• Source excerpt:
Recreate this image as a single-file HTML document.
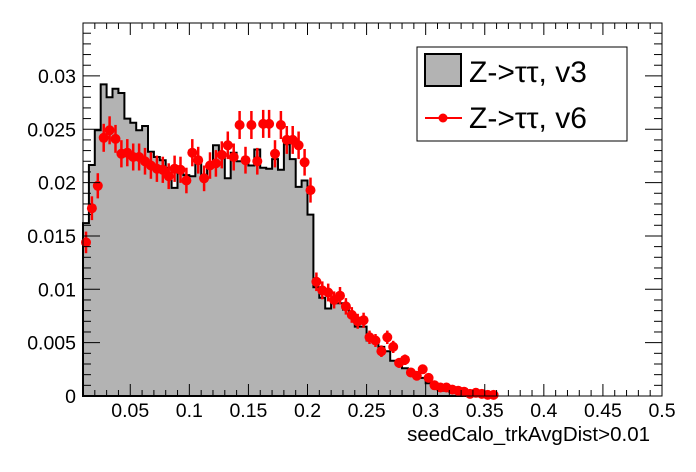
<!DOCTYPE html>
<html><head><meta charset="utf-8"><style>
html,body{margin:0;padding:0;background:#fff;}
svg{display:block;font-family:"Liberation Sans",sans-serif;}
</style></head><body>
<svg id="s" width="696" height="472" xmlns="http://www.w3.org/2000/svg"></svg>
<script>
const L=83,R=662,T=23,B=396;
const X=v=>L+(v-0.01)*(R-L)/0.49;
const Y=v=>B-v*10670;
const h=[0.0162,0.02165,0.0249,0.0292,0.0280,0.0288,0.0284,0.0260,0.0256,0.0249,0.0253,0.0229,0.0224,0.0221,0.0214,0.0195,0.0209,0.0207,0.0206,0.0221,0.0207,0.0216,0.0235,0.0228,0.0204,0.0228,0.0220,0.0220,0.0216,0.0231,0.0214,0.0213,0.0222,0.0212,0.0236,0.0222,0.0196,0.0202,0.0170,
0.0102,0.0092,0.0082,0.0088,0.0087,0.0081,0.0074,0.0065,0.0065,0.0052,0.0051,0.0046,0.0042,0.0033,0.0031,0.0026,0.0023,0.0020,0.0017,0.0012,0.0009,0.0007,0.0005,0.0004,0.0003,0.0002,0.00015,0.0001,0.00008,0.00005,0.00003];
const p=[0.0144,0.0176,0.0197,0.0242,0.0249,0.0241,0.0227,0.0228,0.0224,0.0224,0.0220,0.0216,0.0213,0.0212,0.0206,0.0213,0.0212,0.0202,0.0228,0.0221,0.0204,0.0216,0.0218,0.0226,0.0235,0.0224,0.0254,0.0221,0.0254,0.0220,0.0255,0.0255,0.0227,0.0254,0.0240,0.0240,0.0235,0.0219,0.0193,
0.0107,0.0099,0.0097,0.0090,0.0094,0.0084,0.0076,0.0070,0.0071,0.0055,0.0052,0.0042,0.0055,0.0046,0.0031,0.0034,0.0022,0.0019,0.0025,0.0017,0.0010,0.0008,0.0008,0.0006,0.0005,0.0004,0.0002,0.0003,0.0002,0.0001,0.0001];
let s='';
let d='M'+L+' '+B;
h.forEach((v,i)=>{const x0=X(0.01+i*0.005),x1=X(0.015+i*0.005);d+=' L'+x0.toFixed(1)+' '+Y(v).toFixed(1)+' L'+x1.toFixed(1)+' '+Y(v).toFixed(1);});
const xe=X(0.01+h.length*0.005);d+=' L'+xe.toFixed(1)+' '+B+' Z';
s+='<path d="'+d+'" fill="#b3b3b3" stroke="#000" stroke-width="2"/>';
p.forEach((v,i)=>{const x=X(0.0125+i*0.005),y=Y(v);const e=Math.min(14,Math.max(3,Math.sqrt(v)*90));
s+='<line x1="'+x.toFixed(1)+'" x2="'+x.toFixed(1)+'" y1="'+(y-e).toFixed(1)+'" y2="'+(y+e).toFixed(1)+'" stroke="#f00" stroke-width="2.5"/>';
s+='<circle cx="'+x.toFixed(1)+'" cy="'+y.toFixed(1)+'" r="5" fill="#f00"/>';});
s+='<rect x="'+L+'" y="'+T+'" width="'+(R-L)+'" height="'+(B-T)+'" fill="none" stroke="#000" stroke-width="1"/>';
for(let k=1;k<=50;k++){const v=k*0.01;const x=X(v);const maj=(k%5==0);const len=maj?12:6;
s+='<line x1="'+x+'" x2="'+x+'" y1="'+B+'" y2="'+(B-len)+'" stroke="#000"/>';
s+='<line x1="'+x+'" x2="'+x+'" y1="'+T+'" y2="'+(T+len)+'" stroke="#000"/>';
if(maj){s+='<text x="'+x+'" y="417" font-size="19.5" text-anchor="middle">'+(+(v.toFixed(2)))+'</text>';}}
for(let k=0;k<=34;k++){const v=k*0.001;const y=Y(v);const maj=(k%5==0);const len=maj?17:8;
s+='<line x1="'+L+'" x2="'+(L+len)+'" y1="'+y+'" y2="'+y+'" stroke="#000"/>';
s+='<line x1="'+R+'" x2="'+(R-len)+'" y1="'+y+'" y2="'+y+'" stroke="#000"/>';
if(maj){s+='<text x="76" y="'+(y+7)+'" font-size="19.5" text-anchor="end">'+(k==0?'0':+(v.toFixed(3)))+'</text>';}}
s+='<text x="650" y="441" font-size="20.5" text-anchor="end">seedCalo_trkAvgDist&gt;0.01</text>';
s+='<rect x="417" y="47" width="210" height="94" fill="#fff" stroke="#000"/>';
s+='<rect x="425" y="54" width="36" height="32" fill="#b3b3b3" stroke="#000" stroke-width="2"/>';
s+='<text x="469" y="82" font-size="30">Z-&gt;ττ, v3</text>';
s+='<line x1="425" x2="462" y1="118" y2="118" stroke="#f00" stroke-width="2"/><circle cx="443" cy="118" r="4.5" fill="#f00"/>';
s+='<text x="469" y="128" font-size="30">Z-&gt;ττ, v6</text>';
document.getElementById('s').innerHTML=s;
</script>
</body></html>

• Written instruction: Repeat the data above exactly, but not the pictures.

• Exercise output:
Recreate this image as a single-file HTML document.
<!DOCTYPE html>
<html><head><meta charset="utf-8"><style>
html,body{margin:0;padding:0;background:#fff;}
svg{display:block;font-family:"Liberation Sans",sans-serif;}
</style></head><body>
<svg id="s" width="696" height="472" xmlns="http://www.w3.org/2000/svg"></svg>
<script>
const L=83,R=662,T=23,B=396;
const X=v=>L+(v-0.01)*(R-L)/0.49;
const Y=v=>B-v*10670;
const h=[0.0162,0.02165,0.0249,0.0292,0.0280,0.0288,0.0284,0.0260,0.0256,0.0249,0.0253,0.0229,0.0224,0.0221,0.0214,0.0195,0.0209,0.0207,0.0206,0.0221,0.0207,0.0216,0.0235,0.0228,0.0204,0.0228,0.0220,0.0220,0.0216,0.0231,0.0214,0.0213,0.0222,0.0212,0.0236,0.0222,0.0196,0.0202,0.0170,
0.0102,0.0092,0.0082,0.0088,0.0087,0.0081,0.0074,0.0065,0.0065,0.0052,0.0051,0.0046,0.0042,0.0033,0.0031,0.0026,0.0023,0.0020,0.0017,0.0012,0.0009,0.0007,0.0005,0.0004,0.0003,0.0002,0.00015,0.0001,0.00008,0.00005,0.00003];
const p=[0.0144,0.0176,0.0197,0.0242,0.0249,0.0241,0.0227,0.0228,0.0224,0.0224,0.0220,0.0216,0.0213,0.0212,0.0206,0.0213,0.0212,0.0202,0.0228,0.0221,0.0204,0.0216,0.0218,0.0226,0.0235,0.0224,0.0254,0.0221,0.0254,0.0220,0.0255,0.0255,0.0227,0.0254,0.0240,0.0240,0.0235,0.0219,0.0193,
0.0107,0.0099,0.0097,0.0090,0.0094,0.0084,0.0076,0.0070,0.0071,0.0055,0.0052,0.0042,0.0055,0.0046,0.0031,0.0034,0.0022,0.0019,0.0025,0.0017,0.0010,0.0008,0.0008,0.0006,0.0005,0.0004,0.0002,0.0003,0.0002,0.0001,0.0001];
let s='';
let d='M'+L+' '+B;
h.forEach((v,i)=>{const x0=X(0.01+i*0.005),x1=X(0.015+i*0.005);d+=' L'+x0.toFixed(1)+' '+Y(v).toFixed(1)+' L'+x1.toFixed(1)+' '+Y(v).toFixed(1);});
const xe=X(0.01+h.length*0.005);d+=' L'+xe.toFixed(1)+' '+B+' Z';
s+='<path d="'+d+'" fill="#b3b3b3" stroke="#000" stroke-width="2"/>';
p.forEach((v,i)=>{const x=X(0.0125+i*0.005),y=Y(v);const e=Math.min(14,Math.max(3,Math.sqrt(v)*90));
s+='<line x1="'+x.toFixed(1)+'" x2="'+x.toFixed(1)+'" y1="'+(y-e).toFixed(1)+'" y2="'+(y+e).toFixed(1)+'" stroke="#f00" stroke-width="2.5"/>';
s+='<circle cx="'+x.toFixed(1)+'" cy="'+y.toFixed(1)+'" r="5" fill="#f00"/>';});
s+='<rect x="'+L+'" y="'+T+'" width="'+(R-L)+'" height="'+(B-T)+'" fill="none" stroke="#000" stroke-width="1"/>';
for(let k=1;k<=50;k++){const v=k*0.01;const x=X(v);const maj=(k%5==0);const len=maj?12:6;
s+='<line x1="'+x+'" x2="'+x+'" y1="'+B+'" y2="'+(B-len)+'" stroke="#000"/>';
s+='<line x1="'+x+'" x2="'+x+'" y1="'+T+'" y2="'+(T+len)+'" stroke="#000"/>';
if(maj){s+='<text x="'+x+'" y="417" font-size="19.5" text-anchor="middle">'+(+(v.toFixed(2)))+'</text>';}}
for(let k=0;k<=34;k++){const v=k*0.001;const y=Y(v);const maj=(k%5==0);const len=maj?17:8;
s+='<line x1="'+L+'" x2="'+(L+len)+'" y1="'+y+'" y2="'+y+'" stroke="#000"/>';
s+='<line x1="'+R+'" x2="'+(R-len)+'" y1="'+y+'" y2="'+y+'" stroke="#000"/>';
if(maj){s+='<text x="76" y="'+(y+7)+'" font-size="19.5" text-anchor="end">'+(k==0?'0':+(v.toFixed(3)))+'</text>';}}
s+='<text x="650" y="441" font-size="20.5" text-anchor="end">seedCalo_trkAvgDist&gt;0.01</text>';
s+='<rect x="417" y="47" width="210" height="94" fill="#fff" stroke="#000"/>';
s+='<rect x="425" y="54" width="36" height="32" fill="#b3b3b3" stroke="#000" stroke-width="2"/>';
s+='<text x="469" y="82" font-size="30">Z-&gt;ττ, v3</text>';
s+='<line x1="425" x2="462" y1="118" y2="118" stroke="#f00" stroke-width="2"/><circle cx="443" cy="118" r="4.5" fill="#f00"/>';
s+='<text x="469" y="128" font-size="30">Z-&gt;ττ, v6</text>';
document.getElementById('s').innerHTML=s;
</script>
</body></html>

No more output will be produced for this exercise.